TASK OBJECTIVE: Find the lines holding "that" and copy them.

ENTRIES SHOWN:
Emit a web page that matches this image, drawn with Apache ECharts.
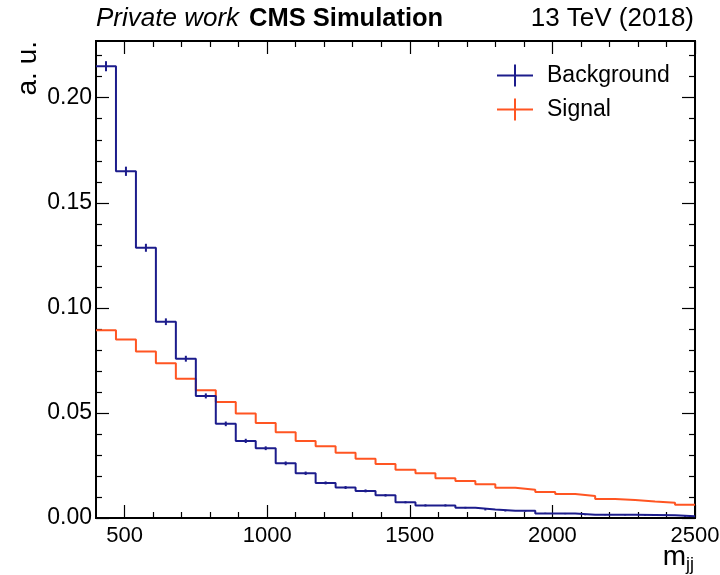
...
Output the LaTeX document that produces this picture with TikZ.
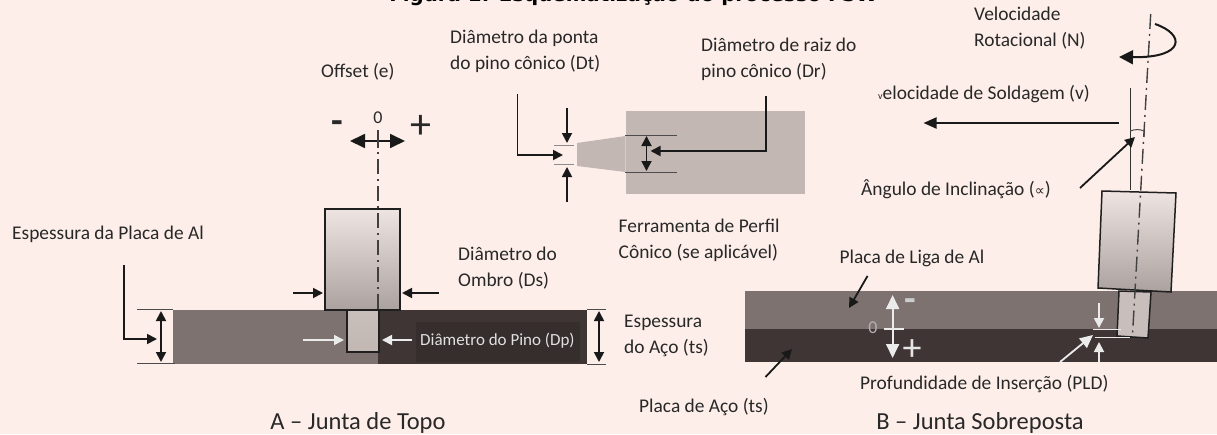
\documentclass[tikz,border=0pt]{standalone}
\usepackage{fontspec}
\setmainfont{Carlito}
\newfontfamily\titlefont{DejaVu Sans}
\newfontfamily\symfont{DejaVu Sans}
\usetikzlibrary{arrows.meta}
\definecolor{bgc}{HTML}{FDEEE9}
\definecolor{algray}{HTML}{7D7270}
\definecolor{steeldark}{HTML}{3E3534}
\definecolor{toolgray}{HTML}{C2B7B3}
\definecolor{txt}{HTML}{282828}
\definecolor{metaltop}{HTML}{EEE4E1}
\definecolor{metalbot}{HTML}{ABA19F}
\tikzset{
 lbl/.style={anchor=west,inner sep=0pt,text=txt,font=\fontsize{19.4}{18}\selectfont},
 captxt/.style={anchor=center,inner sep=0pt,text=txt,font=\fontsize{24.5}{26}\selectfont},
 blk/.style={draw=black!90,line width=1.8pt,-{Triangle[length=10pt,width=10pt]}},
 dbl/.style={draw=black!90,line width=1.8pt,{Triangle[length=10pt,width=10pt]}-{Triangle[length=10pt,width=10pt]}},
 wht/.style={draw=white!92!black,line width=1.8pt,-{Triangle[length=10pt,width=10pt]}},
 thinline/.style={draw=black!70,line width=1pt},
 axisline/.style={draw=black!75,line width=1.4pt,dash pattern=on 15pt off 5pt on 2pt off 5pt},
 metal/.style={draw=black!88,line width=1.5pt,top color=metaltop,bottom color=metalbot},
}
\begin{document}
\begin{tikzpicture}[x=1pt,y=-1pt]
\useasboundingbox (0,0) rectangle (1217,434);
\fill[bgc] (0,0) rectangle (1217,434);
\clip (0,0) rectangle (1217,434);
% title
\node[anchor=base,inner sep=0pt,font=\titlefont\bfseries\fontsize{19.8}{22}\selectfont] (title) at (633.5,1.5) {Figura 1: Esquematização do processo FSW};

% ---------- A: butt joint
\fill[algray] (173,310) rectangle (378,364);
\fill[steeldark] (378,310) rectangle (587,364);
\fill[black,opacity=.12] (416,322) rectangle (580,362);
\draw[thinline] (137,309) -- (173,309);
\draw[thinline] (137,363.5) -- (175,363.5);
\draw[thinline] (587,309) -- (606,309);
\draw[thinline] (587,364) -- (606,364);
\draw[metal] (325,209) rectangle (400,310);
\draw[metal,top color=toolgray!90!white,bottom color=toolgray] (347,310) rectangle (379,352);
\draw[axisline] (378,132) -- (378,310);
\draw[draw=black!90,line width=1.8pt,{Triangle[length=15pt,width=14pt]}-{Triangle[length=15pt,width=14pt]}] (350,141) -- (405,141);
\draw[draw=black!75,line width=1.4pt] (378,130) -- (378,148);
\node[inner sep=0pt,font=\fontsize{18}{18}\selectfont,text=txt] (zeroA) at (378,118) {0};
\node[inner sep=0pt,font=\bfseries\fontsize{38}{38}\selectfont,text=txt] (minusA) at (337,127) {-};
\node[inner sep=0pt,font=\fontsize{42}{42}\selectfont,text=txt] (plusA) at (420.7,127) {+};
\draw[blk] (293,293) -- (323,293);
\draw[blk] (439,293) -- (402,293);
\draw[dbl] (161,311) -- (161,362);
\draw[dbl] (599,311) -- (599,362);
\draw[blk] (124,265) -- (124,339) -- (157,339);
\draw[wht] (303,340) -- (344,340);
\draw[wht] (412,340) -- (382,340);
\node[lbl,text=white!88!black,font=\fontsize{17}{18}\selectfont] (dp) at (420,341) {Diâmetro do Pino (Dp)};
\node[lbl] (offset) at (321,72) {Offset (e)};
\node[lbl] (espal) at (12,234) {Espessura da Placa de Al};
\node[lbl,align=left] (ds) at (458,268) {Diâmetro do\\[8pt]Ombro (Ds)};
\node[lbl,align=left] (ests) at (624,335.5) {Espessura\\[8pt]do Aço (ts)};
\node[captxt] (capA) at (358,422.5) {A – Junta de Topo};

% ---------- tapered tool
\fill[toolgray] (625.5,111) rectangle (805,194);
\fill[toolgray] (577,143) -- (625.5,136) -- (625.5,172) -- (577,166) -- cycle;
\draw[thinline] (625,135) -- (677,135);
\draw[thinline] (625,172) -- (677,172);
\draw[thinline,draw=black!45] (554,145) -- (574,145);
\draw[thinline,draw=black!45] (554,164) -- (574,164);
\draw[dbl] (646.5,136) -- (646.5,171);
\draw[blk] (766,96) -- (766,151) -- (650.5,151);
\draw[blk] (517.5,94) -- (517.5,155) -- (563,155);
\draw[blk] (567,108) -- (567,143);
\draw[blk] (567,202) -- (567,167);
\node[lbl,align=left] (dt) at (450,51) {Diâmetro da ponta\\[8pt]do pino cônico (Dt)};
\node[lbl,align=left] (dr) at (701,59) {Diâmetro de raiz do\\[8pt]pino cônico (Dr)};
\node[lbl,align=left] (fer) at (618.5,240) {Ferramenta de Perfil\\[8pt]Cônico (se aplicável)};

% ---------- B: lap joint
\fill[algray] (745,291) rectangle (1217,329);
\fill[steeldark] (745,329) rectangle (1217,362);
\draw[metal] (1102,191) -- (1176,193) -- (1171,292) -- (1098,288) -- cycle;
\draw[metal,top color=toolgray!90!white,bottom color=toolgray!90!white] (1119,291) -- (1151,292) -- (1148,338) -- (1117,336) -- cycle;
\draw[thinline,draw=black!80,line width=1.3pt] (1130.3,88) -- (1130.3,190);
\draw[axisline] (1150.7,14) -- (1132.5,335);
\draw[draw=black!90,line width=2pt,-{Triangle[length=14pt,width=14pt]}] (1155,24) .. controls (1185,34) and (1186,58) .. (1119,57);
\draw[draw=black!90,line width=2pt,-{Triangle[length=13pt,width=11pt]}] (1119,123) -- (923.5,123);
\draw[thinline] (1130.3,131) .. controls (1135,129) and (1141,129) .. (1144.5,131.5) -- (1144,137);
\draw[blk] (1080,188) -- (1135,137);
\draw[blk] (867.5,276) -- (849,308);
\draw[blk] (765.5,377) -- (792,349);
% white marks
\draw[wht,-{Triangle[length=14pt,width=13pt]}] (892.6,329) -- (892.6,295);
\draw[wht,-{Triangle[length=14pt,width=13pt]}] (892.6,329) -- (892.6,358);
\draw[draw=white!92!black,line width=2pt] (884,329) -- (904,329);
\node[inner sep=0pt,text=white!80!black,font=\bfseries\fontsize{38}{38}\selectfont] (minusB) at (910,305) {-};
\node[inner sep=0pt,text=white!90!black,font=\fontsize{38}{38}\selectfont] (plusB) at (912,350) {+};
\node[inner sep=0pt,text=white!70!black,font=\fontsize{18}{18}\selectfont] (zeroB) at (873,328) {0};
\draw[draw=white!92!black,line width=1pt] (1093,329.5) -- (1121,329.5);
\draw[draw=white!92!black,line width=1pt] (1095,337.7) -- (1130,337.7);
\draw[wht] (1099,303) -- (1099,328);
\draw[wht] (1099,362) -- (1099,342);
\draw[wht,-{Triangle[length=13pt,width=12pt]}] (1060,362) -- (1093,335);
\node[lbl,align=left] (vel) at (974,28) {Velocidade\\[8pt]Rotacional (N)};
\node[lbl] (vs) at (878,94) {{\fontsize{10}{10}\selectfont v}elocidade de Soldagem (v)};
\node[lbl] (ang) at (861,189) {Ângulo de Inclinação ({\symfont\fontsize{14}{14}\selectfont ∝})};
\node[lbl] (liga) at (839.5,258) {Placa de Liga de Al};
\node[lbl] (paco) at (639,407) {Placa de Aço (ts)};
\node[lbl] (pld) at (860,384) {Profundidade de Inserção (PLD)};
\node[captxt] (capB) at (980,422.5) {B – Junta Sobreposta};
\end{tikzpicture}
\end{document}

IN RESPONSE:
Emit a web page that matches this image, drawn with Apache ECharts.
Output the LaTeX document that produces this picture with TikZ.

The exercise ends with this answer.